Christmas movies are often little more than nostalgic background noise during the holiday season, but many festive favorites conceal unexpected pearls of wisdom for communicators.
Unlike most Christmas presents, which lose their luster before December ends, these lasting lessons can alter your perspective, strengthen your approach and fuel your communication strategies for the new year.
So, light the fire, simmer the mulled wine, and unwrap the timeless communications lessons of these five Christmas classics.
“It’s a Wonderful Life”
In the Frank Capra classic, George Bailey is the striving everyman who puts his own dreams on hold to look after his family and friends. When disaster strikes, he fears his life has been meaningless.
Enter guardian angel Clarence, who shows him what life would have been like had he never been born. Only then does George recognize the impact he’s had.
Our workplaces are full of George Baileys—colleagues who are doing a steady job every day, yet sometimes lose sight of how much difference their work makes.
You, communicator, have the power to be a guardian angel—just like Clarence. Through recognition, appreciation and a simple, sincere “thank you,” you can uplift those who feel down, deflated or depleted.
You can highlight the impact your colleagues have on customers or other stakeholders. You can recognize people for consistent daily efforts, not just major achievements.

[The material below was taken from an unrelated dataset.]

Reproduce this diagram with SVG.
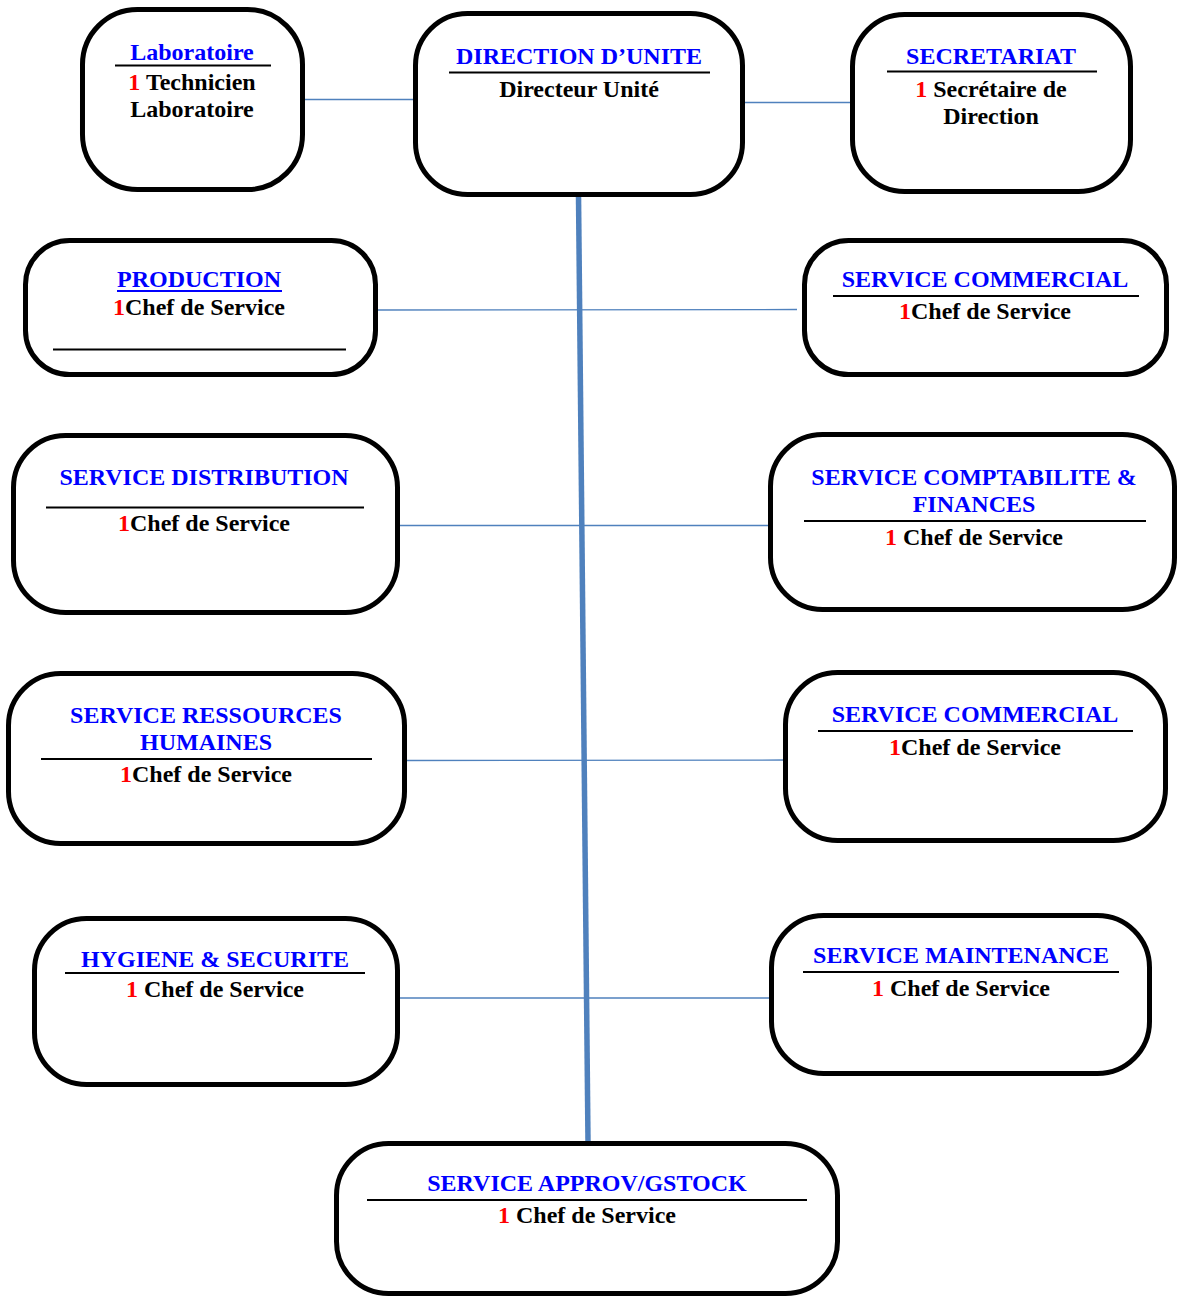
<svg xmlns="http://www.w3.org/2000/svg" width="1177" height="1296" viewBox="0 0 1177 1296" font-family="'Liberation Serif', 'Times New Roman', 'DejaVu Serif', serif">
<style>
.box{fill:#fff;stroke:#000;stroke-width:5}
.sep{stroke:#000;stroke-width:2}
.con{stroke:#4f81bd;stroke-width:1.3;fill:none}
.trunk{stroke:#4f81bd;stroke-width:5.5;fill:none}
text{font-family:'Liberation Serif','Times New Roman','DejaVu Serif',serif;font-weight:bold;font-size:24px;text-anchor:middle;fill:#000}
.t{fill:#0000ff}
.r{fill:#ff0000}
</style>
<rect width="1177" height="1296" fill="#fff"/>
<g id="connectors">
<line class="con" x1="303" y1="99.5" x2="416" y2="99.5"/>
<line class="con" x1="743" y1="102.5" x2="852" y2="102.5"/>
<line class="con" x1="376" y1="310" x2="797" y2="309.5"/>
<line class="con" x1="398" y1="525.5" x2="770" y2="525.5"/>
<line class="con" x1="405" y1="760.5" x2="786" y2="760"/>
<line class="con" x1="398" y1="998" x2="771" y2="998"/>
<line class="trunk" x1="578.5" y1="195" x2="588" y2="1142"/>
</g>
<g id="laboratoire">
<rect class="box" x="82.5" y="9.5" width="220" height="180" rx="55" ry="55"/>
<text class="t" x="192" y="60">Laboratoire</text>
<line class="sep" x1="115" y1="65.5" x2="271" y2="65.5"/>
<text x="192" y="90"><tspan class="r">1</tspan> Technicien</text>
<text x="192" y="117">Laboratoire</text>
</g>
<g id="direction">
<rect class="box" x="415.5" y="13.5" width="327" height="181" rx="52" ry="52"/>
<text class="t" x="579" y="64">DIRECTION D’UNITE</text>
<line class="sep" x1="449" y1="72.5" x2="710" y2="72.5"/>
<text x="579" y="97">Directeur Unité</text>
</g>
<g id="secretariat">
<rect class="box" x="852.5" y="14.5" width="278" height="177" rx="52" ry="52"/>
<text class="t" x="991" y="64">SECRETARIAT</text>
<line class="sep" x1="887" y1="71.5" x2="1097" y2="71.5"/>
<text x="991" y="97"><tspan class="r">1</tspan> Secrétaire de</text>
<text x="991" y="124">Direction</text>
</g>
<g id="production">
<rect class="box" x="25.5" y="240.5" width="350" height="134" rx="44" ry="44"/>
<text class="t" x="199" y="287">PRODUCTION</text>
<line x1="117" y1="291" x2="282" y2="291" stroke="#0000ff" stroke-width="2"/>
<text x="199" y="315"><tspan class="r">1</tspan>Chef de Service</text>
<line class="sep" x1="53" y1="349.5" x2="346" y2="349.5"/>
</g>
<g id="commercial1">
<rect class="box" x="804.5" y="240.5" width="362" height="134" rx="44" ry="44"/>
<text class="t" x="985" y="287">SERVICE COMMERCIAL</text>
<line class="sep" x1="833" y1="296" x2="1139" y2="296"/>
<text x="985" y="319"><tspan class="r">1</tspan>Chef de Service</text>
</g>
<g id="distribution">
<rect class="box" x="13.5" y="435.5" width="384" height="177" rx="52" ry="52"/>
<text class="t" x="204" y="485">SERVICE DISTRIBUTION</text>
<line class="sep" x1="46" y1="507.5" x2="364" y2="507.5"/>
<text x="204" y="531"><tspan class="r">1</tspan>Chef de Service</text>
</g>
<g id="comptabilite">
<rect class="box" x="770.5" y="434.5" width="404" height="175" rx="52" ry="52"/>
<text class="t" x="974" y="485">SERVICE COMPTABILITE &amp;</text>
<text class="t" x="974" y="512">FINANCES</text>
<line class="sep" x1="804" y1="521" x2="1146" y2="521"/>
<text x="974" y="545"><tspan class="r">1</tspan> Chef de Service</text>
</g>
<g id="ressources-humaines">
<rect class="box" x="8.5" y="673.5" width="396" height="170" rx="52" ry="52"/>
<text class="t" x="206" y="723">SERVICE RESSOURCES</text>
<text class="t" x="206" y="750">HUMAINES</text>
<line class="sep" x1="41" y1="759" x2="372" y2="759"/>
<text x="206" y="782"><tspan class="r">1</tspan>Chef de Service</text>
</g>
<g id="commercial2">
<rect class="box" x="785.5" y="672.5" width="380" height="168" rx="52" ry="52"/>
<text class="t" x="975" y="722">SERVICE COMMERCIAL</text>
<line class="sep" x1="818" y1="731" x2="1133" y2="731"/>
<text x="975" y="755"><tspan class="r">1</tspan>Chef de Service</text>
</g>
<g id="hygiene-securite">
<rect class="box" x="34.5" y="918.5" width="363" height="166" rx="52" ry="52"/>
<text class="t" x="215" y="967">HYGIENE &amp; SECURITE</text>
<line class="sep" x1="65" y1="973" x2="365" y2="973"/>
<text x="215" y="997"><tspan class="r">1</tspan> Chef de Service</text>
</g>
<g id="maintenance">
<rect class="box" x="771.5" y="915.5" width="378" height="158" rx="52" ry="52"/>
<text class="t" x="961" y="963">SERVICE MAINTENANCE</text>
<line class="sep" x1="803" y1="972" x2="1119" y2="972"/>
<text x="961" y="996"><tspan class="r">1</tspan> Chef de Service</text>
</g>
<g id="approv-gstock">
<rect class="box" x="336.5" y="1143.5" width="501" height="150" rx="52" ry="52"/>
<text class="t" x="587" y="1191">SERVICE APPROV/GSTOCK</text>
<line class="sep" x1="367" y1="1200" x2="807" y2="1200"/>
<text x="587" y="1223"><tspan class="r">1</tspan> Chef de Service</text>
</g>
</svg>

That’s an easy way to instill a powerful sense of purpose, contribution and achievement—and an easy way to create a wonderful workplace.
“Miracle on 34th Street”
Department store Santa Kris Kringle is the world’s most engaged Father Christmas. His immaculate outfit and vast knowledge of toys set the highest standards. He treats every customer with equal attention—finding out their wishes and going the extra mile to deliver them.
Kris is also a role model for inclusion. No child is overlooked or left out, including the deaf girl with whom Kris renders “Jingle Bells” in sign language (in the Richard Attenborough version).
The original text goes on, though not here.